**Short task:** Retype exactly what runs from the first line of the data to the line with "Chart.register(...registerables);", keeping both of those lines and skipping pictures.

**Dataset extract:**
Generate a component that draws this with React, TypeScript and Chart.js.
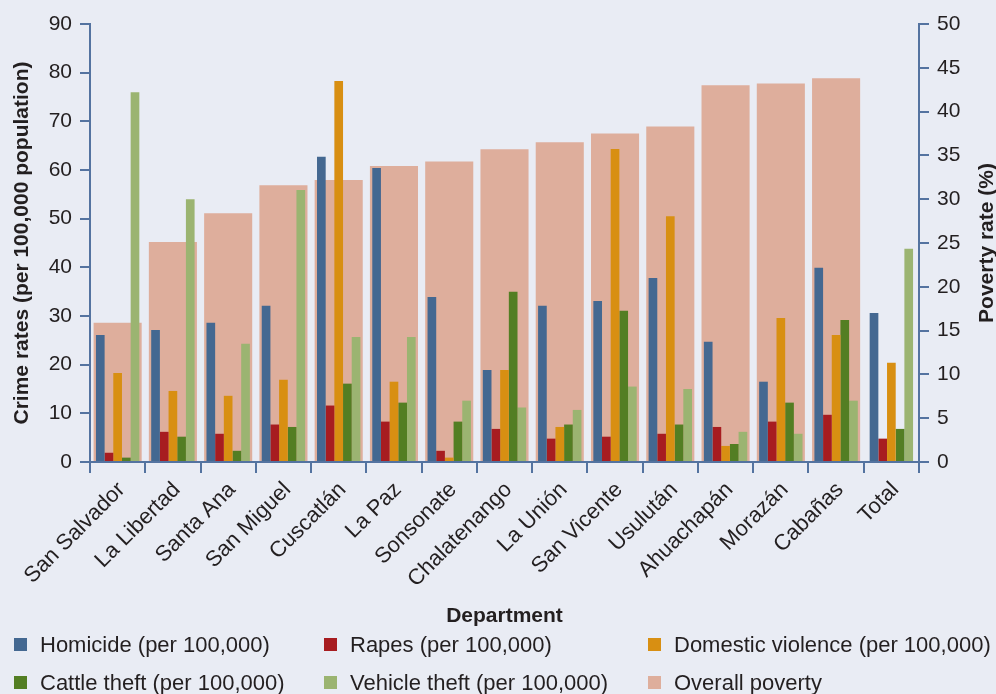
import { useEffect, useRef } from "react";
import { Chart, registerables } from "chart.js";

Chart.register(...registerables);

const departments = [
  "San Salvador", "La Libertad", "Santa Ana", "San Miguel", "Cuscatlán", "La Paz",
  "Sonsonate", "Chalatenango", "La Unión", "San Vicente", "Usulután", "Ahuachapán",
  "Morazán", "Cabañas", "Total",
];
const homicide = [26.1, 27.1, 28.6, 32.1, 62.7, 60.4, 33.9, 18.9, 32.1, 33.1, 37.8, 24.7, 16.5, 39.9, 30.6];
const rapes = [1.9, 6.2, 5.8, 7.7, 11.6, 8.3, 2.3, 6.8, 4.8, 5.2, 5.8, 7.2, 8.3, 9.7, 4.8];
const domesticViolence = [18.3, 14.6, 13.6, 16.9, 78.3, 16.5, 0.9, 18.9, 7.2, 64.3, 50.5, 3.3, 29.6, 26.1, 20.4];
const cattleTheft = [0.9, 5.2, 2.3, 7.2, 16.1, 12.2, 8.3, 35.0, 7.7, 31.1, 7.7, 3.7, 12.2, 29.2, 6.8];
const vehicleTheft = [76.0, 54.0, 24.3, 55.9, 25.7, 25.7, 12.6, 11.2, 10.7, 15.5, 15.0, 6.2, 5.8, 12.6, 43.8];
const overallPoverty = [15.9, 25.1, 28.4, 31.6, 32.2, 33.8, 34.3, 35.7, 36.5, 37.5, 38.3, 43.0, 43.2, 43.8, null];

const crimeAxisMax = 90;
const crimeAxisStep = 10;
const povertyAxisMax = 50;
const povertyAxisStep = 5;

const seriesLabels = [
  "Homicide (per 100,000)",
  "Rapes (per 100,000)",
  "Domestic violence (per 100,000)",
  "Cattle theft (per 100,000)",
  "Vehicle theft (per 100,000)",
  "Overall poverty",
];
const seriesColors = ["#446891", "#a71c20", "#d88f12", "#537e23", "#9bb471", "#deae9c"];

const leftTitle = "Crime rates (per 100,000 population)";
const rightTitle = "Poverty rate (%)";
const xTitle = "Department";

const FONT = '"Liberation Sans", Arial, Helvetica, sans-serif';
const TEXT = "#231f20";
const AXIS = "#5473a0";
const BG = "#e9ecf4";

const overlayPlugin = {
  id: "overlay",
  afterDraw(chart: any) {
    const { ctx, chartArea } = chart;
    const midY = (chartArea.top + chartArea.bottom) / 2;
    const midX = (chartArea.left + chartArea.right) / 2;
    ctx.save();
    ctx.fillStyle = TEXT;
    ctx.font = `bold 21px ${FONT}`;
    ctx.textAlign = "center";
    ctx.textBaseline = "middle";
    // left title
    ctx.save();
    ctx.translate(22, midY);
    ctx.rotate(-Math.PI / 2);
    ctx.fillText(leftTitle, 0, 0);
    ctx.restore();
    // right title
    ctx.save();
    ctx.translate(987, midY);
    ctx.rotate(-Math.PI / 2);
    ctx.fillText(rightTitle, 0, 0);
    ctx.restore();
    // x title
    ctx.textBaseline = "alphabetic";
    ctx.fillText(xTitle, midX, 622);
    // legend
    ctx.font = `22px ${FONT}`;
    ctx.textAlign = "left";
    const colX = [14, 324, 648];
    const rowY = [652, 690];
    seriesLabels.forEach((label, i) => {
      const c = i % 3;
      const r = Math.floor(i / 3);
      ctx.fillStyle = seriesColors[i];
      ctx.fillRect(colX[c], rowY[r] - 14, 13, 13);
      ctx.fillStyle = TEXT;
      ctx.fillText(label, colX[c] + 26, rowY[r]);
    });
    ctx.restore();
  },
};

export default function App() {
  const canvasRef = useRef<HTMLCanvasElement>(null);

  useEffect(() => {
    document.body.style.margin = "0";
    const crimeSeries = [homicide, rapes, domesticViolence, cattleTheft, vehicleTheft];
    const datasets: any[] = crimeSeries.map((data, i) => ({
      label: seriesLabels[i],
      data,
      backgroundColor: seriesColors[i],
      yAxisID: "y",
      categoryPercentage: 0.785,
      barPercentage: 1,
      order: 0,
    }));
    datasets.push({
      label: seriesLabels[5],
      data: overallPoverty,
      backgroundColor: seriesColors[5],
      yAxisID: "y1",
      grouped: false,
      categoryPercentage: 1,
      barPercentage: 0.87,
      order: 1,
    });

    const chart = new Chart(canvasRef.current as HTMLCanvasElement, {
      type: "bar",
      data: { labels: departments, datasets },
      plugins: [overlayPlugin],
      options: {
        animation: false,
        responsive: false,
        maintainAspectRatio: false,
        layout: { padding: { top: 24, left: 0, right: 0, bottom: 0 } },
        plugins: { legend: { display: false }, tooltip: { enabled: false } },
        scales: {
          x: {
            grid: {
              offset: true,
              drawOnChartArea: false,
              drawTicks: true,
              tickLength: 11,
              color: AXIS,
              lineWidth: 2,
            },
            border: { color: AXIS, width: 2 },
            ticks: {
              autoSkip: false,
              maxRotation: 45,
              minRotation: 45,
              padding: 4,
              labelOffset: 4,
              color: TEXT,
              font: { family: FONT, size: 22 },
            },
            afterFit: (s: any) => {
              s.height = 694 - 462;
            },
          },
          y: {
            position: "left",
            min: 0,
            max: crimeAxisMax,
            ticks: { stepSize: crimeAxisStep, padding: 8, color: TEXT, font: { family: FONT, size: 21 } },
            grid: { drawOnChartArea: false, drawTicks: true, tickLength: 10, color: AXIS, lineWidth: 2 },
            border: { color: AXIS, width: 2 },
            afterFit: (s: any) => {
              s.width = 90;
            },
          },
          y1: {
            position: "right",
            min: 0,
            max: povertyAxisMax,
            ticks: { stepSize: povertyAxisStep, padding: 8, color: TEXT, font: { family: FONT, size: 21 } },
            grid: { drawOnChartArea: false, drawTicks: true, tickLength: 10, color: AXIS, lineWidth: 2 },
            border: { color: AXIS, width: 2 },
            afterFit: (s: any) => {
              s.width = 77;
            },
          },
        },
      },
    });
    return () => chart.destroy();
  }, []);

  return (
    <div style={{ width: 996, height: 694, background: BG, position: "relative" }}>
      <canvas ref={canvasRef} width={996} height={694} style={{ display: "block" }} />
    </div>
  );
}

**Reply:**
Generate a component that draws this with React, TypeScript and Chart.js.
import { useEffect, useRef } from "react";
import { Chart, registerables } from "chart.js";

Chart.register(...registerables);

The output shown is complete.